The New "Argo?" Evil North Koreans Trash the White House In Latest Hollywood Fear Vehicle
By
Danny Schechter
New York, New York: The trend towards movies ripped from the news, or perhaps ripping off the news continues.
Olympus Has Fallen is the latest in the popular "learn to fear thy enemy even more than you did before" category, as director Antoine Fuqua visualizes a story that can't be more topical with the White House (Secret Service Code: "Olympus") occupied by a North Korean terrorist fanatic and his barbaric followers.
The President is held hostage, the building is trashed, and its defenses shredded while our hero, a disgraced former Presidential guard, becomes the savior despite the mounting body count including a massacre of civilians and military responders as well as the near capture of top secret nuclear codes.
Of course, at the last moment, Mr. America fights off the incompetent Pentagon bureaucracy, repels the invaders and singlehandedly saves the President's son, before rescuing the commander in chief and averting the war to end all wars.
(Didn't
we see a similar scenario recently set in the White House Bunker/command module
in Salt starring Angelina Jolie?
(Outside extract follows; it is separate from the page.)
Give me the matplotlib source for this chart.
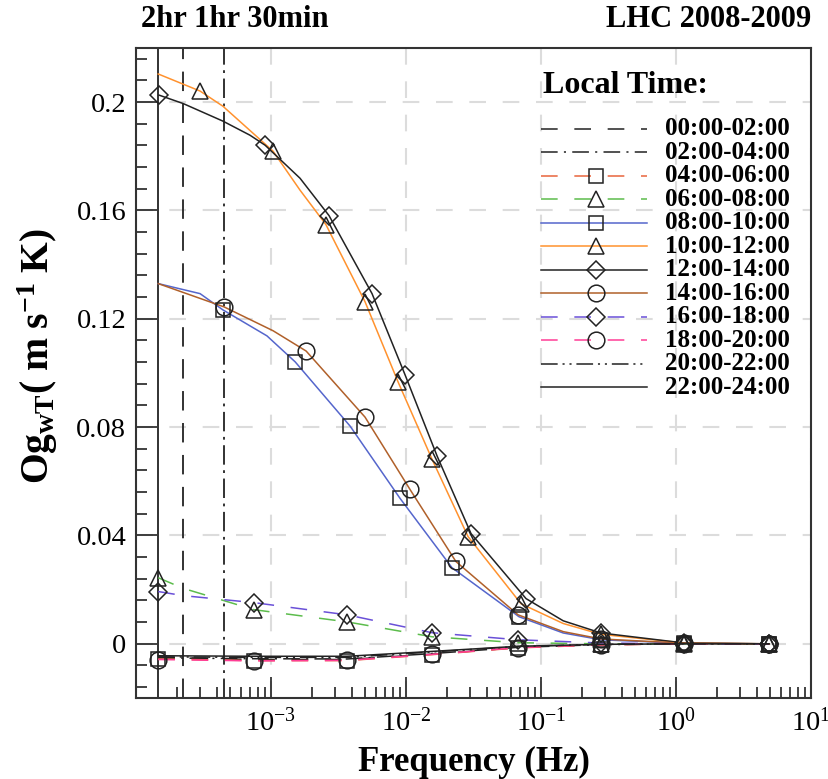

That was an action movie that started with her rescue from a grim North Korean
torture chamber.)
With patriotic music swelling and flags waving, the Land of the Free and Home of the Brave is liberated once again to stand by its values and invade more countries.
When I returned to my computer, fiction had morphed into "faction' amidst reports that the Obama Administration sent a new armada to the region while North Korea apparently decided to ramp up its only feared defenses: its nuclear capacity.
The United States has denied that its recent maneuvers with the new right-wing government in South Korea was provocative or a stalking horse for an invasion, but the North Koreans were not convinced and restarted a shuttered nuclear plant to be on the safe side.
Is war on the horizon? The emergence of war propaganda like Olympus Has Fallen and earlier demonizations of the North certainly shows there is a market for cultural products about the Evil Empire.
It's
worth recalling that books about Hitler were in a best selling back in the days
when people read books.
If entertainment about the Korean bad guys---devoid of any real history about how Korea was divided and the million North Koreans who died in that "police action" (not even a war in US parlance) is now boffo box office the real conflict is beginning to feel more like show biz than news biz.
Is it just more "militainment?"
Olympus Has Fallen will do more to frighten Americans than the "bluster" coming out of Pyonyang, Recall that the North Korean "supreme leader" Kim Jong Un, is the son of a man who was obsessed about movies and wanted to look like Elvis.
Notes the New York Times, "Despite a drumbeat of increasingly bellicose threats from North Korea , the White House said Monday that there was no evidence that the country's leader, Kim Jong-un , was mobilizing troops or other military forces for any imminent attack.